November 28, 2008 12:09 AM CST by psilord in category Codecraft
Bugs In My Skin
Someone I know had asked me about an example of a bug that made me write the previous post. Here is what one of these calibers of bug I had run into looked like:
My bug was that I was debugging why a fortran program would segmentation fault when run with an address of 0x0 and you couldn't even start it in the debugger--meaning the debugger wouldn't even get the signal that a segfault happened, instead saying there wasn't a process to debug. It sorta looked like this (recreating it on a machine): (gdb) r Starting program: /tmp/a.out Program terminated with signal SIGSEGV, Segmentation Fault. The program no longer exists. You can't do that without a process to debug. (gdb) What a pisser, eh? An strace showed something like this: Linux black > strace ./a.out execve("./a.out", ["./a.out"], [/* 78 vars */] <unfinished ...> +++ killed by SIGSEGV @ 0x0 +++ The problem was that linux kernels (a while ago) had an undocumented and unlogged internal limit in how big the bss section could be for a program and exec() had gone far enough to destroy the initial process so it couldn't return failure. The fortran program had a gigantic global array whose size exceeded the internal kernel limit. So when the kernel tried to allocate the pages that the bss ELF section requested, the kernel sent a segfault to the process--which wasn't even set up in memory yet! Since this happened before exec() returned, you couldn't even attach a debugger to it since the process died before the trace signal could be sent to the debugged process and no core would be dropped since there wasn't anything in memory to constitute a core. I debugged it by modifying the *first* instruction of the executable to be an illegal instruction and noticed the segfault still happened instead of the expected SIGILL. This told me that even before the first instruction of the linker loader got executed the fault was happening and that meant the kernel was doing it and didn't like something about the program.
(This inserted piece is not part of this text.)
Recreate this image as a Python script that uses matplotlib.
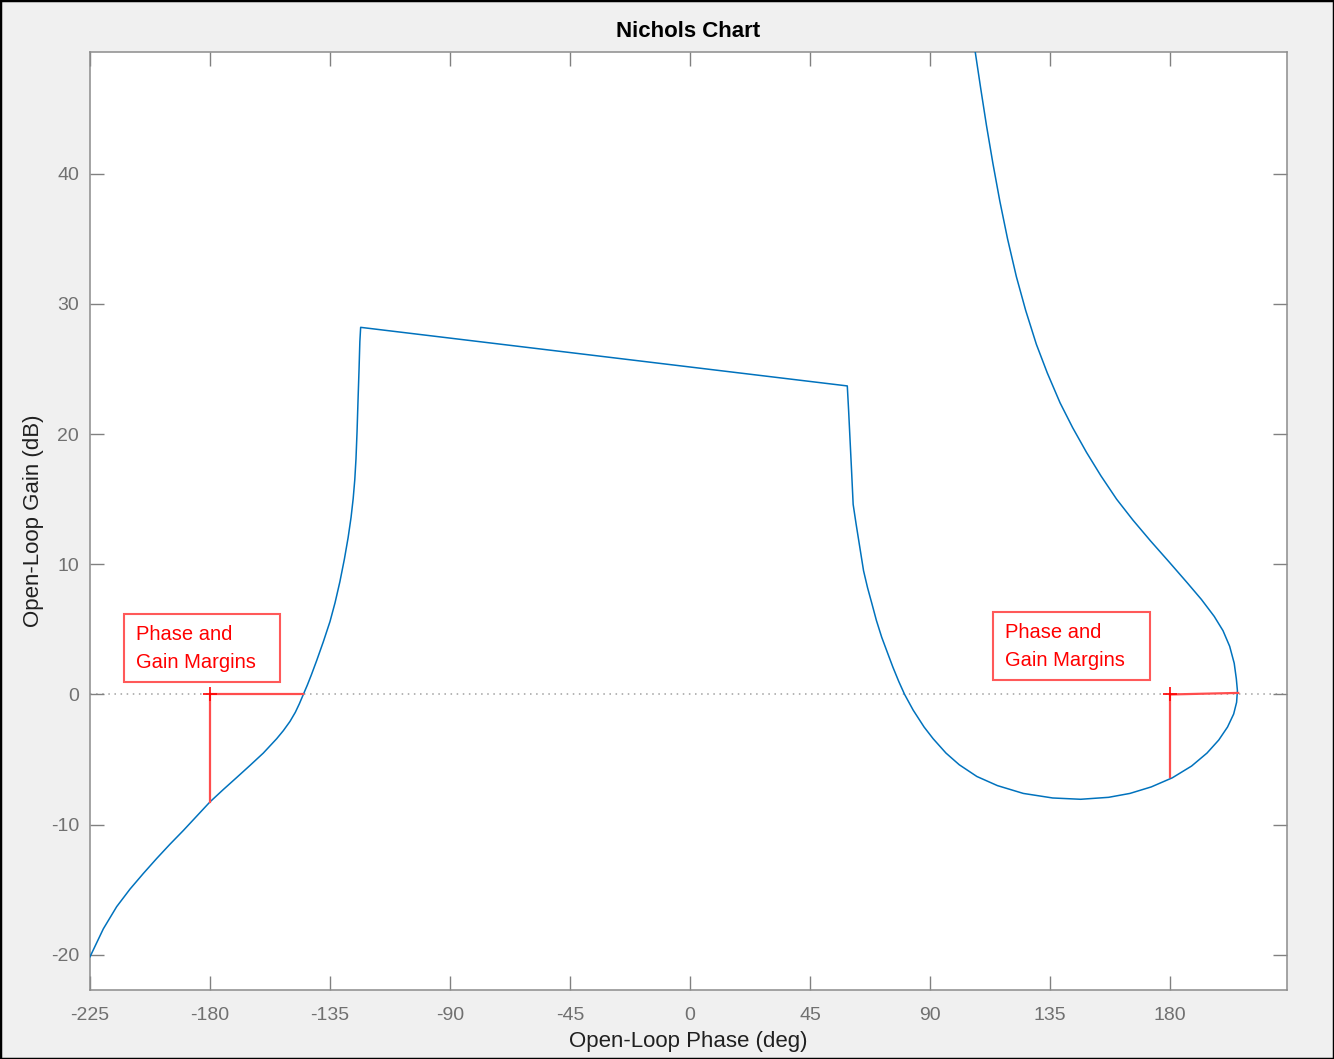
import matplotlib
matplotlib.use("Agg")
import matplotlib.pyplot as plt
from matplotlib.patches import Rectangle

plt.rcParams['font.family'] = ['Liberation Sans', 'DejaVu Sans']
plt.rcParams['axes.unicode_minus'] = False

# Open-loop response (phase in deg, gain in dB)
phase = [-225.0, -220.0, -215.0, -210.0, -205.0, -200.0, -195.0, -190.0, -185.0, -180.0,
         -175.0, -170.0, -165.0, -160.0, -155.0, -152.5, -150.0, -148.0, -146.5, -145.0,
         -143.5, -142.0, -140.0, -137.5, -135.0, -133.1, -131.3, -129.6, -128.2, -127.1,
         -126.3, -125.7, -125.25, -124.85, -124.5, -124.1, -123.8, -123.5,
         59.0, 59.5, 60.0, 60.6, 61.2, 62.3, 63.7, 65.1, 66.6, 68.2, 69.9, 71.9,
         73.9, 76.1, 78.3, 80.5,
         83.7, 87.8, 91.2, 96.0, 101.0, 107.6, 115.3, 125.0, 136.0, 146.5, 157.0,
         165.0, 173.0, 180.9, 188.1, 193.9, 198.3, 201.6, 203.9, 205.0, 205.3,
         204.9, 204.1, 202.4, 199.9, 196.6, 191.8, 186.4, 179.6, 172.7, 166.1,
         160.0, 154.1, 148.7, 143.5, 138.8, 134.0, 129.9, 125.9, 122.4, 119.1,
         116.2, 113.6, 111.2, 109.0, 106.8]
gain = [-20.15, -18.0, -16.3, -14.95, -13.75, -12.6, -11.5, -10.45, -9.35, -8.25,
        -7.3, -6.38, -5.45, -4.5, -3.4, -2.78, -2.07, -1.37, -0.72, 0.0,
        0.72, 1.5, 2.6, 4.05, 5.6, 7.05, 8.65, 10.4, 12.05, 13.6,
        15.05, 16.5, 18.1, 20.2, 22.5, 25.0, 27.1, 28.2,
        23.7, 21.8, 19.7, 17.2, 14.6, 13.1, 11.3, 9.5, 8.2, 7.0, 5.7, 4.4,
        3.3, 2.1, 1.0, 0.0,
        -1.2, -2.5, -3.4, -4.5, -5.4, -6.3, -7.0, -7.6, -7.95, -8.05, -7.9,
        -7.6, -7.1, -6.4, -5.5, -4.5, -3.5, -2.5, -1.5, -0.6, 0.3,
        1.2, 2.4, 3.7, 4.9, 6.0, 7.3, 8.6, 10.2, 11.8, 13.4,
        15.0, 16.8, 18.6, 20.5, 22.4, 24.7, 26.9, 29.5, 32.1, 35.0,
        37.9, 40.8, 43.7, 46.6, 49.6]

# margin markers: (phase at -180 / crossover, gain)
gm_left = (-180.0, -8.25)
pm_left = (-145.0, 0.0)
gm_right = (180.0, -6.35)
pm_right = (205.6, 0.12)

x_ticks = [-225, -180, -135, -90, -45, 0, 45, 90, 135, 180]
y_ticks = [-20, -10, 0, 10, 20, 30, 40]

fig = plt.figure(figsize=(13.34, 10.59), dpi=100, facecolor='#f0f0f0')
ax = fig.add_axes([90 / 1334, 1 - 990 / 1059, (1287 - 90) / 1334, (990 - 52) / 1059])

ax.set_xlim(-225, 223.9)
ax.set_ylim(-22.7, 49.35)

# 0 dB reference line
ax.axhline(0, color='#a0a0a0', linestyle=(0, (1, 3)), linewidth=1.1, zorder=1)

ax.plot(phase, gain, color='#0072BD', linewidth=1.1, zorder=3)

# margin lines
red_l = (1.0, 0.3, 0.3)
for gm, pm in [(gm_left, pm_left), (gm_right, pm_right)]:
    ax.plot([gm[0], gm[0]], [0, gm[1]], color=red_l, linewidth=1.6, zorder=4)
    ax.plot([gm[0], pm[0]], [0, pm[1]], color=red_l, linewidth=1.6, zorder=4)
    ax.plot(gm[0], 0, marker='+', color='red', markersize=10, markeredgewidth=1.2, zorder=5)

# annotation boxes
boxes = [(-212.25, 0.97, -153.75, 6.18), (113.7, 1.15, 172.5, 6.31)]
for x0, y0, x1, y1 in boxes:
    ax.add_patch(Rectangle((x0, y0), x1 - x0, y1 - y0, facecolor='white',
                           edgecolor=(1.0, 0.35, 0.35), linewidth=1.5, zorder=4))
    ax.text(x0 + 4.5, (y0 + y1) / 2 - 0.05, 'Phase and\nGain Margins', color='red',
            fontsize=14.5, va='center', ha='left', linespacing=1.55, zorder=5)

ax.set_xticks(x_ticks)
ax.set_yticks(y_ticks)
ax.tick_params(direction='in', length=10, width=1, colors='#808080', labelsize=14,
               top=True, right=True, labelcolor='#707070')
ax.tick_params(axis='x', pad=12)
ax.tick_params(axis='y', pad=8)
for s in ax.spines.values():
    s.set_color('#8c8c8c')
    s.set_linewidth(1.1)

ax.set_title('Nichols Chart', fontsize=16, fontweight='bold', color='black', pad=11)
ax.set_xlabel('Open-Loop Phase (deg)', fontsize=16, color='#202020', labelpad=5)
ax.set_ylabel('Open-Loop Gain (dB)', fontsize=16, color='#202020', labelpad=5)

fig.patches.append(Rectangle((0, 0), 1, 1, transform=fig.transFigure, fill=False,
                             edgecolor='black', linewidth=2.5))

fig.savefig('out.png', dpi=100, facecolor=fig.get_facecolor())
From that point on, I kept bisecting the program into smaller and smaller pieces by removing or stubbing out ELF sections until I found it was the bss definition which caused it. Then I looked at the bss, noticed it wanted a 300 Meg chunk of space, and figured it out. In modern kernels, they fixed it to have a much higher limit (985Megs instead of (IIRC) ~100Megs) and changed the killing signal so gdb and strace now tell you the process got a SIGKILL instead when it happens. Nice.
End of Line.